Parsnip Apple Coriander Cumin Soup
Cooking parsnips is an exercise in understatement. The vegetable’s greatest virtue is likely its willingness to take a back seat to richer or more assertive ingredients. Parsnips want to be roasted with red pepper or mustard seed or cinnamon, or sauteed with mint or ginger. I roast them, along with carrots, to almost burnt, tossed in maple syrup and a splash of bourbon. I whip them together with turnips (and butter, cream, nutmeg, and roasted garlic) into a substitute for mashed potatoes. But my favorite is a simple soup made from parsnips and apples, along with coriander and cumin. I think this recipe showcases the subtlety that parsnips can bring to a dish.
For this soup, I like to caramelize the apples first, but even if you don’t want to do that extra step, this recipe works well enough by just tossing in the apples at the same time as the parsnips. For the apples, I like to use Stayman or Winesap or another thicker-skinned variety. Use more or less cumin and coriander, as you like. If the soup gets too thick when you puree it, just add a little extra stock.

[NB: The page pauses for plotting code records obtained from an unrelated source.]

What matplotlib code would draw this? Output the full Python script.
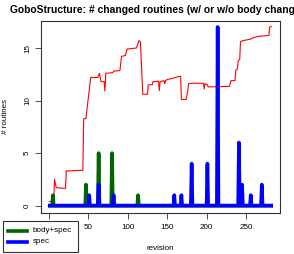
import numpy as np
import matplotlib
matplotlib.use("Agg")
import matplotlib.pyplot as plt
from matplotlib.lines import Line2D
from matplotlib.patches import Rectangle

plt.rcParams['font.family'] = ['Liberation Sans', 'DejaVu Sans']

# revisions covered
rev_first, rev_last = 1, 282

# red line: breakpoints (revision, value)
red_rev = [1, 5, 6, 7, 9, 10, 21, 22, 43, 44, 47, 48, 53, 62, 64, 66, 70, 71, 72,
           81, 82, 90, 92, 97, 99, 111, 114, 116, 119, 125, 126, 131, 132, 139,
           140, 141, 146, 147, 148, 150, 156, 165, 167, 168, 174, 176, 177, 182,
           196, 197, 198, 201, 202, 229, 231, 236, 237, 239, 240, 242, 243, 246,
           256, 258, 265, 279, 280, 282]
red_val = [0.4, 0.4, 0.0, 2.5, 1.8, 1.7, 1.65, 3.3, 3.37, 8.26, 8.3, 9.05, 12.2,
           12.2, 12.6, 11.8, 11.8, 10.9, 12.6, 12.65, 12.8, 12.85, 14.2, 14.3,
           14.9, 15.0, 15.7, 15.6, 10.6, 10.6, 11.5, 11.5, 11.8, 11.85, 10.95,
           11.8, 11.9, 11.6, 11.9, 12.0, 12.1, 12.3, 12.3, 10.1, 10.1, 10.9, 11.6,
           11.65, 11.65, 11.1, 11.6, 11.5, 11.3, 11.35, 11.9, 11.9, 12.9, 13.0,
           13.8, 13.9, 15.6, 15.7, 15.85, 15.95, 16.1, 16.2, 17.0, 17.05]

# body+spec spikes
bs_rev = [5, 47, 63, 80, 113]
bs_val = [1, 2, 5, 5, 1]

# spec spikes
sp_rev = [51, 63, 82, 159, 168, 181, 201, 214, 241, 245, 256, 270]
sp_val = [1, 2, 1, 1, 1, 4, 4, 17, 6, 2, 1, 2]

legend_labels = ['body+spec', 'spec']

revs = np.arange(rev_first, rev_last + 1)
body_spec = np.zeros(len(revs))
body_spec[np.array(bs_rev) - rev_first] = bs_val
spec = np.zeros(len(revs))
spec[np.array(sp_rev) - rev_first] = sp_val

W, H = 294, 254
fig = plt.figure(figsize=(W/100, H/100), dpi=100)
ax = fig.add_axes([40.7/W, 1-212.7/H, (280-40.7)/W, (212.7-20.7)/H])

ax.plot(red_rev, red_val, color='#ff0000', lw=0.8)
ax.plot(revs, body_spec, color='#006400', lw=2.6, solid_joinstyle='round')
ax.plot(revs, spec, color='#0000ff', lw=2.6, solid_joinstyle='round')

ax.set_xlim(-10.5, 293.1)
ax.set_ylim(-0.67, 17.6)
ax.set_xticks([0, 50, 100, 150, 200, 250])
ax.set_yticks([0, 5, 10, 15])
ax.tick_params(labelsize=5.8, length=4, width=0.6, color='#333333')
ax.tick_params(axis='x', pad=4.3)
ax.tick_params(axis='y', pad=3.0)
for lab in ax.get_yticklabels():
    lab.set_rotation(90)
    lab.set_va('center')
for s in ax.spines.values():
    s.set_linewidth(0.8)
    s.set_color('#333333')

fig.text((40.7+280)/2/W, 1-10/H, 'GoboStructure: # changed routines (w/ or w/o body changes)',
         ha='center', va='center', fontsize=7.35, fontweight='bold')
fig.text(160/W, 1-249/H, 'revision', ha='center', va='center', fontsize=5.8)
fig.text(6/W, 1-116/H, '# routines', ha='center', va='center', fontsize=5.8, rotation=90)

# legend drawn in figure pixels, outside the plot region (white box hides the "0" label)
fig.patches.append(Rectangle((2.7/W, 1-251.7/H), 75/W, 30.7/H, transform=fig.transFigure,
                             facecolor='white', edgecolor='#333333', lw=0.8, zorder=5))
for i, (lab, col) in enumerate(zip(legend_labels, ['#006400', '#0000ff'])):
    y = 1 - (231 + 10.7*i)/H
    fig.lines.append(Line2D([8.3/W, 26.7/W], [y, y], transform=fig.transFigure,
                            color=col, lw=2.6, zorder=6))
    fig.text(32.7/W, y, lab, ha='left', va='center', fontsize=5.8, zorder=6)

fig.savefig('out.png', dpi=100)
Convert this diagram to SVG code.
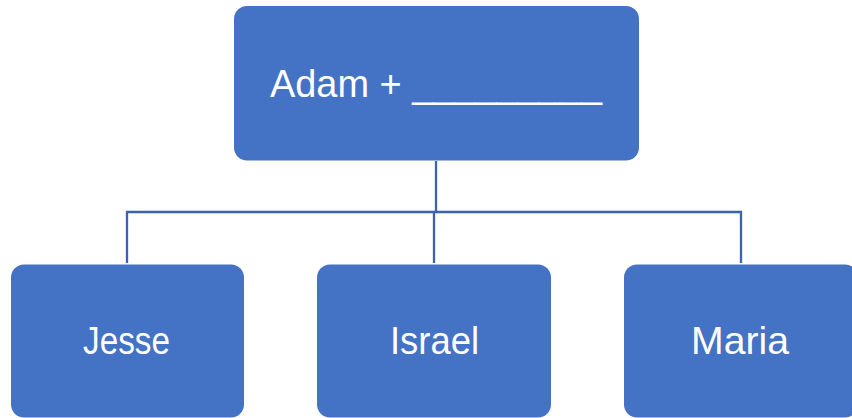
<svg xmlns="http://www.w3.org/2000/svg" width="852" height="418" viewBox="0 0 852 418">
<style>
.box{fill:#4472C4;}
.lbl{fill:#ffffff;font-family:"Liberation Sans",Arial,sans-serif;font-size:39px;}
.conn{fill:none;stroke:#3A62AE;stroke-width:2.3;}
</style>
<rect width="852" height="418" fill="#ffffff"/>
<g id="connectors">
<path class="conn" d="M436,161 V212"/>
<path class="conn" d="M127,263 V212 H741 V263"/>
<path class="conn" d="M434,212 V263"/>
</g>
<g id="node-adam">
<rect class="box" x="234" y="6" width="405" height="154.5" rx="13"/>
<text class="lbl" x="270" y="97" textLength="332" lengthAdjust="spacingAndGlyphs">Adam + _________</text>
</g>
<g id="node-jesse">
<rect class="box" x="11" y="264.5" width="233" height="153" rx="13"/>
<text class="lbl" x="83" y="354" textLength="87" lengthAdjust="spacingAndGlyphs">Jesse</text>
</g>
<g id="node-israel">
<rect class="box" x="317" y="264.5" width="234" height="153" rx="13"/>
<text class="lbl" x="390" y="354" textLength="89" lengthAdjust="spacingAndGlyphs">Israel</text>
</g>
<g id="node-maria">
<rect class="box" x="624" y="264.5" width="234" height="153" rx="13"/>
<text class="lbl" x="691" y="354" textLength="98" lengthAdjust="spacingAndGlyphs">Maria</text>
</g>
</svg>
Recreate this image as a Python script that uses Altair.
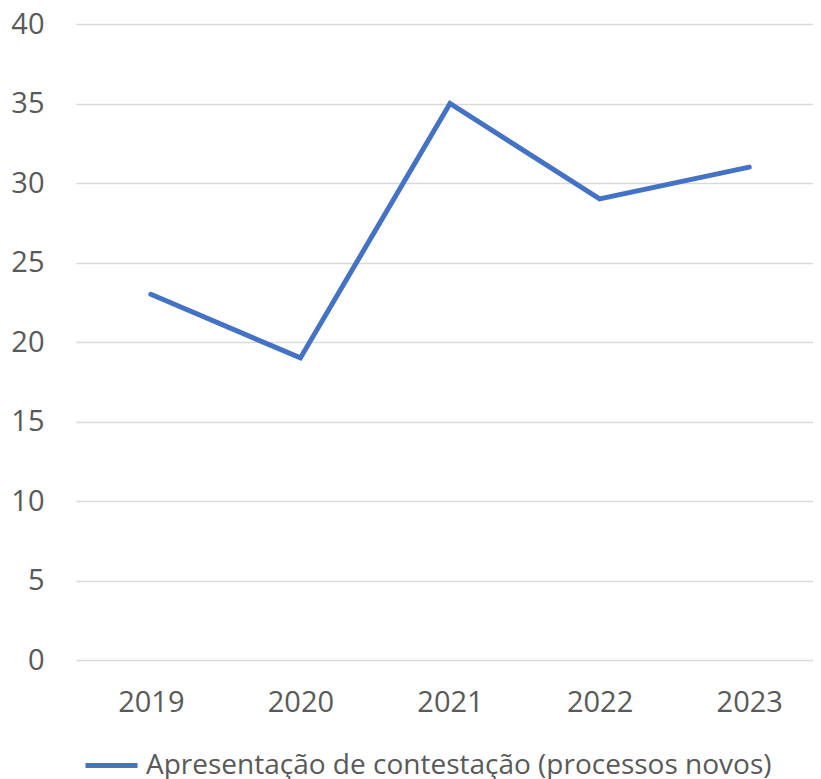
import altair as alt
import pandas as pd

years = ["2019", "2020", "2021", "2022", "2023"]
values = [23, 19, 35, 29, 31]
series_name = "Apresentação de contestação (processos novos)"
y_ticks = [0, 5, 10, 15, 20, 25, 30, 35, 40]

df = pd.DataFrame({"year": years, "value": values, "series": [series_name] * len(years)})

FONT = "Open Sans"
TXT = "#595959"

chart = alt.Chart(df).mark_line(strokeWidth=5, strokeCap="round", strokeJoin="miter").encode(
    x=alt.X("year:O", title=None, sort=years,
            scale=alt.Scale(range=[0, 748]),
            axis=alt.Axis(domain=False, ticks=False, grid=False, labelAngle=0,
                          labelFontSize=29, labelColor=TXT, labelFont=FONT,
                          labelPadding=28, labelBaseline="top")),
    y=alt.Y("value:Q", title=None,
            scale=alt.Scale(domain=[0, 40], nice=False),
            axis=alt.Axis(values=y_ticks, domain=False, ticks=False, grid=True,
                          gridColor="#D9D9D9", gridWidth=1.3,
                          labelFontSize=29, labelColor=TXT, labelFont=FONT,
                          labelPadding=32)),
    color=alt.Color("series:N", scale=alt.Scale(range=["#4472C4"]),
                    legend=alt.Legend(title=None, orient="none", legendX=7, legendY=713,
                                      symbolType="stroke", symbolStrokeWidth=5,
                                      symbolSize=2704, labelFontSize=28, labelColor=TXT,
                                      labelFont=FONT, labelOffset=6, padding=0,
                                      labelLimit=0)),
).properties(
    width=737, height=636,
    autosize=alt.AutoSizeParams(type="none"),
    padding={"left": 68, "top": 16, "right": 0, "bottom": 120},
).configure(font=FONT).configure_view(stroke="transparent", strokeWidth=0)

chart.save("out.html", embed_options={"renderer": "svg", "actions": False})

This recipe shouldn’t take more than 30 to 45 minutes to make. It is very forgiving. Much like the parsnip itself.
2 tablespoons butter
2–3 apples, sliced
2 tablespoons olive oil
1 onion, chopped
2 teaspoons ground coriander
1 teaspoon ground cumin
1 pound parsnips, peeled and chopped
3 cups chicken stock
Salt and pepper
In a pot, on medium-high heat, melt butter. Add apple and cook, stirring occasionally, until golden brown, about 5 to 7 minutes. Set aside apples.
Add olive oil to the pot, then add onions and cook until softened, about 2 minutes, then add coriander and cumin and cook for another minute.
Add caramelized apples, parsnips, and broth, then bring to a boil. Reduce heat, then simmer, stirring occasionally, until parsnips are tender, about 20 minutes.
Purée soup in the pot with an immersion blender or in batches in a regular blender until smooth. Add more stock if it gets too thick.
Salt and pepper to taste. Serve garnished with apple slices if you want to be fancy. Serves 2 to 4.